• _Exercise task_
Leave out the pictures and copy everything else below exactly.

• _Provided data_

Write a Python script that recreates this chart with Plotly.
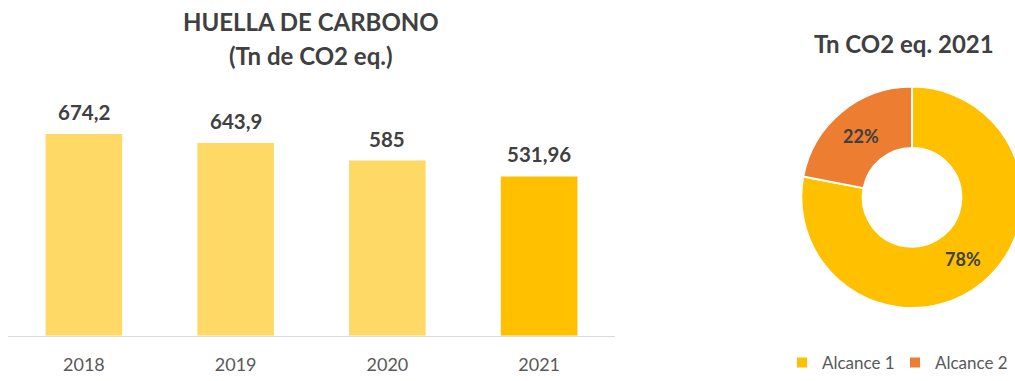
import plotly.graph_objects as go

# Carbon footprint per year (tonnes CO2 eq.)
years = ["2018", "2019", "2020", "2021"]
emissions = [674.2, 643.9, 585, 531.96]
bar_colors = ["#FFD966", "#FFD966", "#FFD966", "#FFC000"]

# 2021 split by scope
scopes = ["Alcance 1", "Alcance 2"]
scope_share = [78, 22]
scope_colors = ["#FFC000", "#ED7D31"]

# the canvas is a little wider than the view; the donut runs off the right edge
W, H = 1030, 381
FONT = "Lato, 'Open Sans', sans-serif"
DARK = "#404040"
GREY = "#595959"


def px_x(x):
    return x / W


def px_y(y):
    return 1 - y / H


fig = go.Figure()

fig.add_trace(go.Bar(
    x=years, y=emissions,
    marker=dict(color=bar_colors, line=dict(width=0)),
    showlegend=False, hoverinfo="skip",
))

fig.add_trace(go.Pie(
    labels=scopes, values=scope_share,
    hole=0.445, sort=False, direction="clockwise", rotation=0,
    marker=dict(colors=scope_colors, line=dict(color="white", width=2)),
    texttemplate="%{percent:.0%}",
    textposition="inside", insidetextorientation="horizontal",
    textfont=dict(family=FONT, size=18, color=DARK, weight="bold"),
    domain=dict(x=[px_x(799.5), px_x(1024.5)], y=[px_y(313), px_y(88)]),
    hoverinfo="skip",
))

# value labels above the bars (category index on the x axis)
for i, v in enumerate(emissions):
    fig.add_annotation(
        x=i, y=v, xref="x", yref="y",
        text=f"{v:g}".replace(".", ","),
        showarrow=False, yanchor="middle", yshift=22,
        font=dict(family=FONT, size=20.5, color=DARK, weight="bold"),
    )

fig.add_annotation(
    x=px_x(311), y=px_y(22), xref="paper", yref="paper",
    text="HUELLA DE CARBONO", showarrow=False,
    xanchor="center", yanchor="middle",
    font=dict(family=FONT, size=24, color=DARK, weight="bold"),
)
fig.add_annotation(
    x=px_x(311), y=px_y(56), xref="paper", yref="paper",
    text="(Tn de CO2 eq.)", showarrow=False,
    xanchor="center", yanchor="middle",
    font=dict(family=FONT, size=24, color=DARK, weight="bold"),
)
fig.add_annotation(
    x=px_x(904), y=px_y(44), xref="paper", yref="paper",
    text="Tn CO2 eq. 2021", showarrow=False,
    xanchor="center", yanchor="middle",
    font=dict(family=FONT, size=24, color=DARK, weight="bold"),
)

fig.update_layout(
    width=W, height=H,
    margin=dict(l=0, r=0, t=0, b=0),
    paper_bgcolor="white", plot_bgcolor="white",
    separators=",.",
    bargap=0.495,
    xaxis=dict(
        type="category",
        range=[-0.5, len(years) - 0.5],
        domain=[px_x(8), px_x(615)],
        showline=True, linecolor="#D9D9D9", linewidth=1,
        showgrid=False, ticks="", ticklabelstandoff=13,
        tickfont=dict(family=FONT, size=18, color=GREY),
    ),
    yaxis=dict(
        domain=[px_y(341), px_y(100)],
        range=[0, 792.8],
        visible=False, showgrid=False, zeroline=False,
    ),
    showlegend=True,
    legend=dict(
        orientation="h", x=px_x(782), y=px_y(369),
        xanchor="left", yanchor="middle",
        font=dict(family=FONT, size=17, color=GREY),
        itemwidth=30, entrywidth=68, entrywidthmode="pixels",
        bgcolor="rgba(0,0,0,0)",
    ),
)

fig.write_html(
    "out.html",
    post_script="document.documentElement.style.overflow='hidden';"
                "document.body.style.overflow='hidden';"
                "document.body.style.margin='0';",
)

• _Exercise answer_
Write a Python script that recreates this chart with Plotly.
import plotly.graph_objects as go

# Carbon footprint per year (tonnes CO2 eq.)
years = ["2018", "2019", "2020", "2021"]
emissions = [674.2, 643.9, 585, 531.96]
bar_colors = ["#FFD966", "#FFD966", "#FFD966", "#FFC000"]

# 2021 split by scope
scopes = ["Alcance 1", "Alcance 2"]
scope_share = [78, 22]
scope_colors = ["#FFC000", "#ED7D31"]

# the canvas is a little wider than the view; the donut runs off the right edge
W, H = 1030, 381
FONT = "Lato, 'Open Sans', sans-serif"
DARK = "#404040"
GREY = "#595959"


def px_x(x):
    return x / W


def px_y(y):
    return 1 - y / H


fig = go.Figure()

fig.add_trace(go.Bar(
    x=years, y=emissions,
    marker=dict(color=bar_colors, line=dict(width=0)),
    showlegend=False, hoverinfo="skip",
))

fig.add_trace(go.Pie(
    labels=scopes, values=scope_share,
    hole=0.445, sort=False, direction="clockwise", rotation=0,
    marker=dict(colors=scope_colors, line=dict(color="white", width=2)),
    texttemplate="%{percent:.0%}",
    textposition="inside", insidetextorientation="horizontal",
    textfont=dict(family=FONT, size=18, color=DARK, weight="bold"),
    domain=dict(x=[px_x(799.5), px_x(1024.5)], y=[px_y(313), px_y(88)]),
    hoverinfo="skip",
))

# value labels above the bars (category index on the x axis)
for i, v in enumerate(emissions):
    fig.add_annotation(
        x=i, y=v, xref="x", yref="y",
        text=f"{v:g}".replace(".", ","),
        showarrow=False, yanchor="middle", yshift=22,
        font=dict(family=FONT, size=20.5, color=DARK, weight="bold"),
    )

fig.add_annotation(
    x=px_x(311), y=px_y(22), xref="paper", yref="paper",
    text="HUELLA DE CARBONO", showarrow=False,
    xanchor="center", yanchor="middle",
    font=dict(family=FONT, size=24, color=DARK, weight="bold"),
)
fig.add_annotation(
    x=px_x(311), y=px_y(56), xref="paper", yref="paper",
    text="(Tn de CO2 eq.)", showarrow=False,
    xanchor="center", yanchor="middle",
    font=dict(family=FONT, size=24, color=DARK, weight="bold"),
)
fig.add_annotation(
    x=px_x(904), y=px_y(44), xref="paper", yref="paper",
    text="Tn CO2 eq. 2021", showarrow=False,
    xanchor="center", yanchor="middle",
    font=dict(family=FONT, size=24, color=DARK, weight="bold"),
)

fig.update_layout(
    width=W, height=H,
    margin=dict(l=0, r=0, t=0, b=0),
    paper_bgcolor="white", plot_bgcolor="white",
    separators=",.",
    bargap=0.495,
    xaxis=dict(
        type="category",
        range=[-0.5, len(years) - 0.5],
        domain=[px_x(8), px_x(615)],
        showline=True, linecolor="#D9D9D9", linewidth=1,
        showgrid=False, ticks="", ticklabelstandoff=13,
        tickfont=dict(family=FONT, size=18, color=GREY),
    ),
    yaxis=dict(
        domain=[px_y(341), px_y(100)],
        range=[0, 792.8],
        visible=False, showgrid=False, zeroline=False,
    ),
    showlegend=True,
    legend=dict(
        orientation="h", x=px_x(782), y=px_y(369),
        xanchor="left", yanchor="middle",
        font=dict(family=FONT, size=17, color=GREY),
        itemwidth=30, entrywidth=68, entrywidthmode="pixels",
        bgcolor="rgba(0,0,0,0)",
    ),
)

fig.write_html(
    "out.html",
    post_script="document.documentElement.style.overflow='hidden';"
                "document.body.style.overflow='hidden';"
                "document.body.style.margin='0';",
)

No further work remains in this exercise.